Reproduce the full listing below unchanged, apart from the pictures.

* Begin Material provided *

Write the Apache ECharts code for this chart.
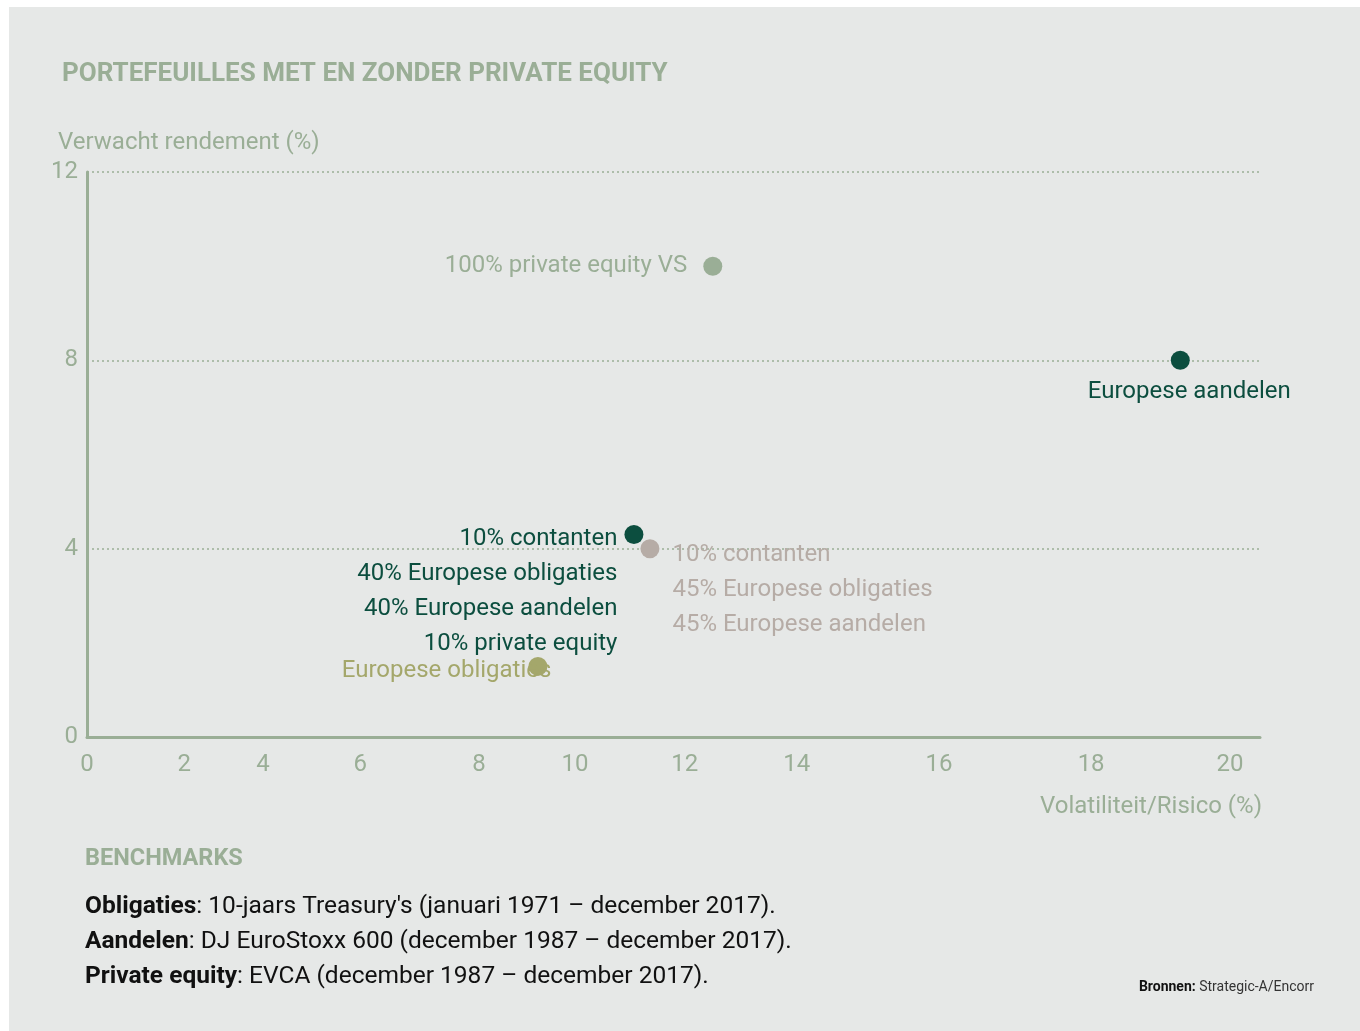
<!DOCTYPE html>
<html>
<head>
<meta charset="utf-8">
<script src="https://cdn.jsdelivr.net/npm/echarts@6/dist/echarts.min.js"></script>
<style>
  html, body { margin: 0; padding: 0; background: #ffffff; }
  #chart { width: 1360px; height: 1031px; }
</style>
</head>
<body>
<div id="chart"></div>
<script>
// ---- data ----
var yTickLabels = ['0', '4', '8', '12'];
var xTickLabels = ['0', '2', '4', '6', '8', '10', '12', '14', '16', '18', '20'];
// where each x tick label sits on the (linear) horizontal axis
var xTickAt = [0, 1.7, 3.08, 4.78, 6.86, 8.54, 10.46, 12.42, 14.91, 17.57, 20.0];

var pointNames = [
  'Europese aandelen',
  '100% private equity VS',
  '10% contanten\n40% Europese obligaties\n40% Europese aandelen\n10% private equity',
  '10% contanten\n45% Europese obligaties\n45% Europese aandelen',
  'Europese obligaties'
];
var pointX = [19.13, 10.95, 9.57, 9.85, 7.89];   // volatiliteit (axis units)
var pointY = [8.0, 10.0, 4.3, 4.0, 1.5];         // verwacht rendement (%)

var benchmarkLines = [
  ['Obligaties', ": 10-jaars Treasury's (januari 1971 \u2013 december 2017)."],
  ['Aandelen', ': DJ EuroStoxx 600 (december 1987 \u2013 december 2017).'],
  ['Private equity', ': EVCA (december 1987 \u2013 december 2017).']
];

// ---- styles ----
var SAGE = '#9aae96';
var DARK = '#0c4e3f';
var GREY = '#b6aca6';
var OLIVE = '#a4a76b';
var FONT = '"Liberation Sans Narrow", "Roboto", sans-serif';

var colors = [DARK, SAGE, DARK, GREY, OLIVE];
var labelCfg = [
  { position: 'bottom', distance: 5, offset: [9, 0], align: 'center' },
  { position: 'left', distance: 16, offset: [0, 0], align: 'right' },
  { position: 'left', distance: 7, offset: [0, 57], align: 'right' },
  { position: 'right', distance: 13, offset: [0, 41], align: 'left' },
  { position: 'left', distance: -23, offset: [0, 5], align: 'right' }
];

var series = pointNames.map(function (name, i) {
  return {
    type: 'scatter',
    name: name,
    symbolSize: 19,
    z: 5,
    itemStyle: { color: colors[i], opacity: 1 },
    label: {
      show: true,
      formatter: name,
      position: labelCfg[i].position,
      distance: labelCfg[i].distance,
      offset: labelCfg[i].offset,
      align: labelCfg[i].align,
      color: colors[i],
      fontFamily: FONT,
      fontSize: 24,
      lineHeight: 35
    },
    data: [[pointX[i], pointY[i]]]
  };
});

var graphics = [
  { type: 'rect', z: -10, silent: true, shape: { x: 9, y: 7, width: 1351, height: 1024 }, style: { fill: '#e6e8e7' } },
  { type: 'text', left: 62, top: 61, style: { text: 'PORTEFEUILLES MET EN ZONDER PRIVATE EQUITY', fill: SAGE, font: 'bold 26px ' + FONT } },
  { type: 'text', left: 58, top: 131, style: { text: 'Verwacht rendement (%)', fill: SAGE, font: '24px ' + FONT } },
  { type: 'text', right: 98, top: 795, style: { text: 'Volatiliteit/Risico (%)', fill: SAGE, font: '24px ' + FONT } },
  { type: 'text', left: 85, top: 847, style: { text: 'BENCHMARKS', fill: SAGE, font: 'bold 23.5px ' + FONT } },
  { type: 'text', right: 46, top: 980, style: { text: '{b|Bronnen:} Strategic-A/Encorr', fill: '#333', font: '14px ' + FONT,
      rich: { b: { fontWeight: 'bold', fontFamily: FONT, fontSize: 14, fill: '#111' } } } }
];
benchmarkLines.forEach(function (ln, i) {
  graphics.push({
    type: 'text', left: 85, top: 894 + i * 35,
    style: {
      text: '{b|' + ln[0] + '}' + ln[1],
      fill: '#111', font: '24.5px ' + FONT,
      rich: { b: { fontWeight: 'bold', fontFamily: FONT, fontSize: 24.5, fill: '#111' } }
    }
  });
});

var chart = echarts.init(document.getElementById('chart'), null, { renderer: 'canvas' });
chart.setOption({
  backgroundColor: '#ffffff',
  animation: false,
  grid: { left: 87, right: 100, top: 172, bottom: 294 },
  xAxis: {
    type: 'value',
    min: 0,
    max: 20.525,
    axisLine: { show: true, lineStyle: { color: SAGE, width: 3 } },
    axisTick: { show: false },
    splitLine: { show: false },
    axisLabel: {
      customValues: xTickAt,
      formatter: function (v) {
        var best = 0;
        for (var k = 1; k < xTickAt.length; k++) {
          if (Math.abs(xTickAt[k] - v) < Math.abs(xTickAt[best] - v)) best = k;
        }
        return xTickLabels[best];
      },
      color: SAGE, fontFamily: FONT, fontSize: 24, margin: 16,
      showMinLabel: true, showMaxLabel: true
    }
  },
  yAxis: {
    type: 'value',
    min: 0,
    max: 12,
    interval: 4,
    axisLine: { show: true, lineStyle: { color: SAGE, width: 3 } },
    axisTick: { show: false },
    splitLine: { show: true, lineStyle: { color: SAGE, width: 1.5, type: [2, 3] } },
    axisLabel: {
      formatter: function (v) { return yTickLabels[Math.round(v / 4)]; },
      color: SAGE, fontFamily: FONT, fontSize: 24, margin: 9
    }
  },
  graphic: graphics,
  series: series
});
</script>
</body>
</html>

* End Material provided *

**Problem solution**.
Write the Apache ECharts code for this chart.
<!DOCTYPE html>
<html>
<head>
<meta charset="utf-8">
<script src="https://cdn.jsdelivr.net/npm/echarts@6/dist/echarts.min.js"></script>
<style>
  html, body { margin: 0; padding: 0; background: #ffffff; }
  #chart { width: 1360px; height: 1031px; }
</style>
</head>
<body>
<div id="chart"></div>
<script>
// ---- data ----
var yTickLabels = ['0', '4', '8', '12'];
var xTickLabels = ['0', '2', '4', '6', '8', '10', '12', '14', '16', '18', '20'];
// where each x tick label sits on the (linear) horizontal axis
var xTickAt = [0, 1.7, 3.08, 4.78, 6.86, 8.54, 10.46, 12.42, 14.91, 17.57, 20.0];

var pointNames = [
  'Europese aandelen',
  '100% private equity VS',
  '10% contanten\n40% Europese obligaties\n40% Europese aandelen\n10% private equity',
  '10% contanten\n45% Europese obligaties\n45% Europese aandelen',
  'Europese obligaties'
];
var pointX = [19.13, 10.95, 9.57, 9.85, 7.89];   // volatiliteit (axis units)
var pointY = [8.0, 10.0, 4.3, 4.0, 1.5];         // verwacht rendement (%)

var benchmarkLines = [
  ['Obligaties', ": 10-jaars Treasury's (januari 1971 \u2013 december 2017)."],
  ['Aandelen', ': DJ EuroStoxx 600 (december 1987 \u2013 december 2017).'],
  ['Private equity', ': EVCA (december 1987 \u2013 december 2017).']
];

// ---- styles ----
var SAGE = '#9aae96';
var DARK = '#0c4e3f';
var GREY = '#b6aca6';
var OLIVE = '#a4a76b';
var FONT = '"Liberation Sans Narrow", "Roboto", sans-serif';

var colors = [DARK, SAGE, DARK, GREY, OLIVE];
var labelCfg = [
  { position: 'bottom', distance: 5, offset: [9, 0], align: 'center' },
  { position: 'left', distance: 16, offset: [0, 0], align: 'right' },
  { position: 'left', distance: 7, offset: [0, 57], align: 'right' },
  { position: 'right', distance: 13, offset: [0, 41], align: 'left' },
  { position: 'left', distance: -23, offset: [0, 5], align: 'right' }
];

var series = pointNames.map(function (name, i) {
  return {
    type: 'scatter',
    name: name,
    symbolSize: 19,
    z: 5,
    itemStyle: { color: colors[i], opacity: 1 },
    label: {
      show: true,
      formatter: name,
      position: labelCfg[i].position,
      distance: labelCfg[i].distance,
      offset: labelCfg[i].offset,
      align: labelCfg[i].align,
      color: colors[i],
      fontFamily: FONT,
      fontSize: 24,
      lineHeight: 35
    },
    data: [[pointX[i], pointY[i]]]
  };
});

var graphics = [
  { type: 'rect', z: -10, silent: true, shape: { x: 9, y: 7, width: 1351, height: 1024 }, style: { fill: '#e6e8e7' } },
  { type: 'text', left: 62, top: 61, style: { text: 'PORTEFEUILLES MET EN ZONDER PRIVATE EQUITY', fill: SAGE, font: 'bold 26px ' + FONT } },
  { type: 'text', left: 58, top: 131, style: { text: 'Verwacht rendement (%)', fill: SAGE, font: '24px ' + FONT } },
  { type: 'text', right: 98, top: 795, style: { text: 'Volatiliteit/Risico (%)', fill: SAGE, font: '24px ' + FONT } },
  { type: 'text', left: 85, top: 847, style: { text: 'BENCHMARKS', fill: SAGE, font: 'bold 23.5px ' + FONT } },
  { type: 'text', right: 46, top: 980, style: { text: '{b|Bronnen:} Strategic-A/Encorr', fill: '#333', font: '14px ' + FONT,
      rich: { b: { fontWeight: 'bold', fontFamily: FONT, fontSize: 14, fill: '#111' } } } }
];
benchmarkLines.forEach(function (ln, i) {
  graphics.push({
    type: 'text', left: 85, top: 894 + i * 35,
    style: {
      text: '{b|' + ln[0] + '}' + ln[1],
      fill: '#111', font: '24.5px ' + FONT,
      rich: { b: { fontWeight: 'bold', fontFamily: FONT, fontSize: 24.5, fill: '#111' } }
    }
  });
});

var chart = echarts.init(document.getElementById('chart'), null, { renderer: 'canvas' });
chart.setOption({
  backgroundColor: '#ffffff',
  animation: false,
  grid: { left: 87, right: 100, top: 172, bottom: 294 },
  xAxis: {
    type: 'value',
    min: 0,
    max: 20.525,
    axisLine: { show: true, lineStyle: { color: SAGE, width: 3 } },
    axisTick: { show: false },
    splitLine: { show: false },
    axisLabel: {
      customValues: xTickAt,
      formatter: function (v) {
        var best = 0;
        for (var k = 1; k < xTickAt.length; k++) {
          if (Math.abs(xTickAt[k] - v) < Math.abs(xTickAt[best] - v)) best = k;
        }
        return xTickLabels[best];
      },
      color: SAGE, fontFamily: FONT, fontSize: 24, margin: 16,
      showMinLabel: true, showMaxLabel: true
    }
  },
  yAxis: {
    type: 'value',
    min: 0,
    max: 12,
    interval: 4,
    axisLine: { show: true, lineStyle: { color: SAGE, width: 3 } },
    axisTick: { show: false },
    splitLine: { show: true, lineStyle: { color: SAGE, width: 1.5, type: [2, 3] } },
    axisLabel: {
      formatter: function (v) { return yTickLabels[Math.round(v / 4)]; },
      color: SAGE, fontFamily: FONT, fontSize: 24, margin: 9
    }
  },
  graphic: graphics,
  series: series
});
</script>
</body>
</html>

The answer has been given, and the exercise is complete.